** Set exercise **
The complete listing should be restated exactly.

** Dataset extract **
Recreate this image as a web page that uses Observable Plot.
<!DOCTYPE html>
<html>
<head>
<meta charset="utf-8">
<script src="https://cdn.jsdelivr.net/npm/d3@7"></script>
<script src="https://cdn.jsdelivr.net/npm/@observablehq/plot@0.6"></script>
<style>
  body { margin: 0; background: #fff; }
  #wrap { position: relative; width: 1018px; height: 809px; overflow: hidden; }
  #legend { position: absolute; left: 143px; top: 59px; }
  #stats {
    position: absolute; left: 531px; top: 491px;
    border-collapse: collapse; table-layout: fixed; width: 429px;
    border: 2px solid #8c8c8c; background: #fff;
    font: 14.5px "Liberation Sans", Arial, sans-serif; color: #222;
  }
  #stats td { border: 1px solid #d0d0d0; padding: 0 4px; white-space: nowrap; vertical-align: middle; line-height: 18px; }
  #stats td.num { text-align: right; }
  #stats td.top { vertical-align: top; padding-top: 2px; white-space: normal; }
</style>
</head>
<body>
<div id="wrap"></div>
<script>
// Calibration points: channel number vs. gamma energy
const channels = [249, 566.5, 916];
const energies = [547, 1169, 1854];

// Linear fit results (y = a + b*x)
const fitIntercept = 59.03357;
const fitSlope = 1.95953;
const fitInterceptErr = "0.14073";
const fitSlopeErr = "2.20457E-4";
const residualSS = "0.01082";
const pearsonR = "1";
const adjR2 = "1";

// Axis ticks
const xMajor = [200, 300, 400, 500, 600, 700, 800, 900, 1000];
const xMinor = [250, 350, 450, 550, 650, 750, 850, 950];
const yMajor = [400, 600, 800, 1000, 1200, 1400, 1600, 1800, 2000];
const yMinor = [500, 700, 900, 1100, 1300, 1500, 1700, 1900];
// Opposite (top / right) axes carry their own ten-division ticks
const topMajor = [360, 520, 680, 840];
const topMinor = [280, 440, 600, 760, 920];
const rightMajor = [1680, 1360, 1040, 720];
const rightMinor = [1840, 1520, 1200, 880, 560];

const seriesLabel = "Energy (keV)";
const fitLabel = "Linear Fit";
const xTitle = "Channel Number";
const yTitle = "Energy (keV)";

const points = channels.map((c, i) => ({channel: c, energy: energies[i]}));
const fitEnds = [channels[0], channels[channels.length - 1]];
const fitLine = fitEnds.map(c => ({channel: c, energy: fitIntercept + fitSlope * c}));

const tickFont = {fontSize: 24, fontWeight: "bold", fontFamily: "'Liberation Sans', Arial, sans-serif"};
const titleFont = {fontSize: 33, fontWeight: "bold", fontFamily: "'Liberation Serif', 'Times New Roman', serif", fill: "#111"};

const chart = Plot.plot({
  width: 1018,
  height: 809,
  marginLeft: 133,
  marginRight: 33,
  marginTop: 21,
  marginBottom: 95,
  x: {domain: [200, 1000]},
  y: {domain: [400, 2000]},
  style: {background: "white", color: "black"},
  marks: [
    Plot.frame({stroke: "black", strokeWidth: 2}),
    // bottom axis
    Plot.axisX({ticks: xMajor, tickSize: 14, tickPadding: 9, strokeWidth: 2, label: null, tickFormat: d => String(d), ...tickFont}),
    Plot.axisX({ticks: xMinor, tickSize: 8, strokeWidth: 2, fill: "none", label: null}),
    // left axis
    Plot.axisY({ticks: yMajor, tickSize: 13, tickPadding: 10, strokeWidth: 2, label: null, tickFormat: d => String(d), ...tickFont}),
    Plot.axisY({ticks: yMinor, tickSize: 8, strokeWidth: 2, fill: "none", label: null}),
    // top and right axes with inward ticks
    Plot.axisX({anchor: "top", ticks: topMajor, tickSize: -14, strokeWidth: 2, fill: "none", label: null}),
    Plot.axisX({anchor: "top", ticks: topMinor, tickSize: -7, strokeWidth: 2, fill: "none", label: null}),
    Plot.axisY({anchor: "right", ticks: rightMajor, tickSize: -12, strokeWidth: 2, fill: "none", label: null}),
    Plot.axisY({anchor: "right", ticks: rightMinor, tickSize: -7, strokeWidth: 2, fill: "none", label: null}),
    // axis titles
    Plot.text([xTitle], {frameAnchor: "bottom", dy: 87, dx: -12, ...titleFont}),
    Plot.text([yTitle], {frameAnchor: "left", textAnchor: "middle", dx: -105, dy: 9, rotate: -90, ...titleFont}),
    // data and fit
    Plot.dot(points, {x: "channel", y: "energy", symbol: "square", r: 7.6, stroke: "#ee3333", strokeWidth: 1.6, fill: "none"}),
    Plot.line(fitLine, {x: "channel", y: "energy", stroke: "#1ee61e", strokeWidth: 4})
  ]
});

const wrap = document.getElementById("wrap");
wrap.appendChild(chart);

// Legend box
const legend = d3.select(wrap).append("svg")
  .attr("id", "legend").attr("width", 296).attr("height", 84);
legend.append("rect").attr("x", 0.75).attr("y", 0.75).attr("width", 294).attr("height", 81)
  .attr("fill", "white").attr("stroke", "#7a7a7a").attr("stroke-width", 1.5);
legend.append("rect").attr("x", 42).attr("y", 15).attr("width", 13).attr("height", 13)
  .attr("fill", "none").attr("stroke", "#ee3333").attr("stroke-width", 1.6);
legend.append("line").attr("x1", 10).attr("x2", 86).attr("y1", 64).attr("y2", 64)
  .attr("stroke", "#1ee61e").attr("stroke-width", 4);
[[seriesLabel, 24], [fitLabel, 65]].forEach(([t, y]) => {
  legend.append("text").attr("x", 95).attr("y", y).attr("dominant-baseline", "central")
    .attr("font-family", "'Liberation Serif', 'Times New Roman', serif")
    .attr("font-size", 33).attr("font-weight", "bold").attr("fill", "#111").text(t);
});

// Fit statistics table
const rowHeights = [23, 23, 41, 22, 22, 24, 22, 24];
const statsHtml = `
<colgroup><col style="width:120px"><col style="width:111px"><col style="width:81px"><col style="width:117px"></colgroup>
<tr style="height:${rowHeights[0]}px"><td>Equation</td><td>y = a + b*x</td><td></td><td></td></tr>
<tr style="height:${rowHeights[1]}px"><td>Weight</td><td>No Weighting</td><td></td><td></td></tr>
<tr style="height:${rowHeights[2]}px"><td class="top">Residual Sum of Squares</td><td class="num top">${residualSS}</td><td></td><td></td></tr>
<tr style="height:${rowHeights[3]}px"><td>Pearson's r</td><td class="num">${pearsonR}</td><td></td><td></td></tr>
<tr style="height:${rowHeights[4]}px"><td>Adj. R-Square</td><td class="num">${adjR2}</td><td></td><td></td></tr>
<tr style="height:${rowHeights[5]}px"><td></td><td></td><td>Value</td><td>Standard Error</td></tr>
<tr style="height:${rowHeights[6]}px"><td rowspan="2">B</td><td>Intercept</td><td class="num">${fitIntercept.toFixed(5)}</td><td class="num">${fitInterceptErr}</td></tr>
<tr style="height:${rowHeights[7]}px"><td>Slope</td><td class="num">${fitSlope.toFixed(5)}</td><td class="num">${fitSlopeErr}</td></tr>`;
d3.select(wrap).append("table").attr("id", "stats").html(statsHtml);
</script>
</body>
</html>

** Solution to this task **
Recreate this image as a web page that uses Observable Plot.
<!DOCTYPE html>
<html>
<head>
<meta charset="utf-8">
<script src="https://cdn.jsdelivr.net/npm/d3@7"></script>
<script src="https://cdn.jsdelivr.net/npm/@observablehq/plot@0.6"></script>
<style>
  body { margin: 0; background: #fff; }
  #wrap { position: relative; width: 1018px; height: 809px; overflow: hidden; }
  #legend { position: absolute; left: 143px; top: 59px; }
  #stats {
    position: absolute; left: 531px; top: 491px;
    border-collapse: collapse; table-layout: fixed; width: 429px;
    border: 2px solid #8c8c8c; background: #fff;
    font: 14.5px "Liberation Sans", Arial, sans-serif; color: #222;
  }
  #stats td { border: 1px solid #d0d0d0; padding: 0 4px; white-space: nowrap; vertical-align: middle; line-height: 18px; }
  #stats td.num { text-align: right; }
  #stats td.top { vertical-align: top; padding-top: 2px; white-space: normal; }
</style>
</head>
<body>
<div id="wrap"></div>
<script>
// Calibration points: channel number vs. gamma energy
const channels = [249, 566.5, 916];
const energies = [547, 1169, 1854];

// Linear fit results (y = a + b*x)
const fitIntercept = 59.03357;
const fitSlope = 1.95953;
const fitInterceptErr = "0.14073";
const fitSlopeErr = "2.20457E-4";
const residualSS = "0.01082";
const pearsonR = "1";
const adjR2 = "1";

// Axis ticks
const xMajor = [200, 300, 400, 500, 600, 700, 800, 900, 1000];
const xMinor = [250, 350, 450, 550, 650, 750, 850, 950];
const yMajor = [400, 600, 800, 1000, 1200, 1400, 1600, 1800, 2000];
const yMinor = [500, 700, 900, 1100, 1300, 1500, 1700, 1900];
// Opposite (top / right) axes carry their own ten-division ticks
const topMajor = [360, 520, 680, 840];
const topMinor = [280, 440, 600, 760, 920];
const rightMajor = [1680, 1360, 1040, 720];
const rightMinor = [1840, 1520, 1200, 880, 560];

const seriesLabel = "Energy (keV)";
const fitLabel = "Linear Fit";
const xTitle = "Channel Number";
const yTitle = "Energy (keV)";

const points = channels.map((c, i) => ({channel: c, energy: energies[i]}));
const fitEnds = [channels[0], channels[channels.length - 1]];
const fitLine = fitEnds.map(c => ({channel: c, energy: fitIntercept + fitSlope * c}));

const tickFont = {fontSize: 24, fontWeight: "bold", fontFamily: "'Liberation Sans', Arial, sans-serif"};
const titleFont = {fontSize: 33, fontWeight: "bold", fontFamily: "'Liberation Serif', 'Times New Roman', serif", fill: "#111"};

const chart = Plot.plot({
  width: 1018,
  height: 809,
  marginLeft: 133,
  marginRight: 33,
  marginTop: 21,
  marginBottom: 95,
  x: {domain: [200, 1000]},
  y: {domain: [400, 2000]},
  style: {background: "white", color: "black"},
  marks: [
    Plot.frame({stroke: "black", strokeWidth: 2}),
    // bottom axis
    Plot.axisX({ticks: xMajor, tickSize: 14, tickPadding: 9, strokeWidth: 2, label: null, tickFormat: d => String(d), ...tickFont}),
    Plot.axisX({ticks: xMinor, tickSize: 8, strokeWidth: 2, fill: "none", label: null}),
    // left axis
    Plot.axisY({ticks: yMajor, tickSize: 13, tickPadding: 10, strokeWidth: 2, label: null, tickFormat: d => String(d), ...tickFont}),
    Plot.axisY({ticks: yMinor, tickSize: 8, strokeWidth: 2, fill: "none", label: null}),
    // top and right axes with inward ticks
    Plot.axisX({anchor: "top", ticks: topMajor, tickSize: -14, strokeWidth: 2, fill: "none", label: null}),
    Plot.axisX({anchor: "top", ticks: topMinor, tickSize: -7, strokeWidth: 2, fill: "none", label: null}),
    Plot.axisY({anchor: "right", ticks: rightMajor, tickSize: -12, strokeWidth: 2, fill: "none", label: null}),
    Plot.axisY({anchor: "right", ticks: rightMinor, tickSize: -7, strokeWidth: 2, fill: "none", label: null}),
    // axis titles
    Plot.text([xTitle], {frameAnchor: "bottom", dy: 87, dx: -12, ...titleFont}),
    Plot.text([yTitle], {frameAnchor: "left", textAnchor: "middle", dx: -105, dy: 9, rotate: -90, ...titleFont}),
    // data and fit
    Plot.dot(points, {x: "channel", y: "energy", symbol: "square", r: 7.6, stroke: "#ee3333", strokeWidth: 1.6, fill: "none"}),
    Plot.line(fitLine, {x: "channel", y: "energy", stroke: "#1ee61e", strokeWidth: 4})
  ]
});

const wrap = document.getElementById("wrap");
wrap.appendChild(chart);

// Legend box
const legend = d3.select(wrap).append("svg")
  .attr("id", "legend").attr("width", 296).attr("height", 84);
legend.append("rect").attr("x", 0.75).attr("y", 0.75).attr("width", 294).attr("height", 81)
  .attr("fill", "white").attr("stroke", "#7a7a7a").attr("stroke-width", 1.5);
legend.append("rect").attr("x", 42).attr("y", 15).attr("width", 13).attr("height", 13)
  .attr("fill", "none").attr("stroke", "#ee3333").attr("stroke-width", 1.6);
legend.append("line").attr("x1", 10).attr("x2", 86).attr("y1", 64).attr("y2", 64)
  .attr("stroke", "#1ee61e").attr("stroke-width", 4);
[[seriesLabel, 24], [fitLabel, 65]].forEach(([t, y]) => {
  legend.append("text").attr("x", 95).attr("y", y).attr("dominant-baseline", "central")
    .attr("font-family", "'Liberation Serif', 'Times New Roman', serif")
    .attr("font-size", 33).attr("font-weight", "bold").attr("fill", "#111").text(t);
});

// Fit statistics table
const rowHeights = [23, 23, 41, 22, 22, 24, 22, 24];
const statsHtml = `
<colgroup><col style="width:120px"><col style="width:111px"><col style="width:81px"><col style="width:117px"></colgroup>
<tr style="height:${rowHeights[0]}px"><td>Equation</td><td>y = a + b*x</td><td></td><td></td></tr>
<tr style="height:${rowHeights[1]}px"><td>Weight</td><td>No Weighting</td><td></td><td></td></tr>
<tr style="height:${rowHeights[2]}px"><td class="top">Residual Sum of Squares</td><td class="num top">${residualSS}</td><td></td><td></td></tr>
<tr style="height:${rowHeights[3]}px"><td>Pearson's r</td><td class="num">${pearsonR}</td><td></td><td></td></tr>
<tr style="height:${rowHeights[4]}px"><td>Adj. R-Square</td><td class="num">${adjR2}</td><td></td><td></td></tr>
<tr style="height:${rowHeights[5]}px"><td></td><td></td><td>Value</td><td>Standard Error</td></tr>
<tr style="height:${rowHeights[6]}px"><td rowspan="2">B</td><td>Intercept</td><td class="num">${fitIntercept.toFixed(5)}</td><td class="num">${fitInterceptErr}</td></tr>
<tr style="height:${rowHeights[7]}px"><td>Slope</td><td class="num">${fitSlope.toFixed(5)}</td><td class="num">${fitSlopeErr}</td></tr>`;
d3.select(wrap).append("table").attr("id", "stats").html(statsHtml);
</script>
</body>
</html>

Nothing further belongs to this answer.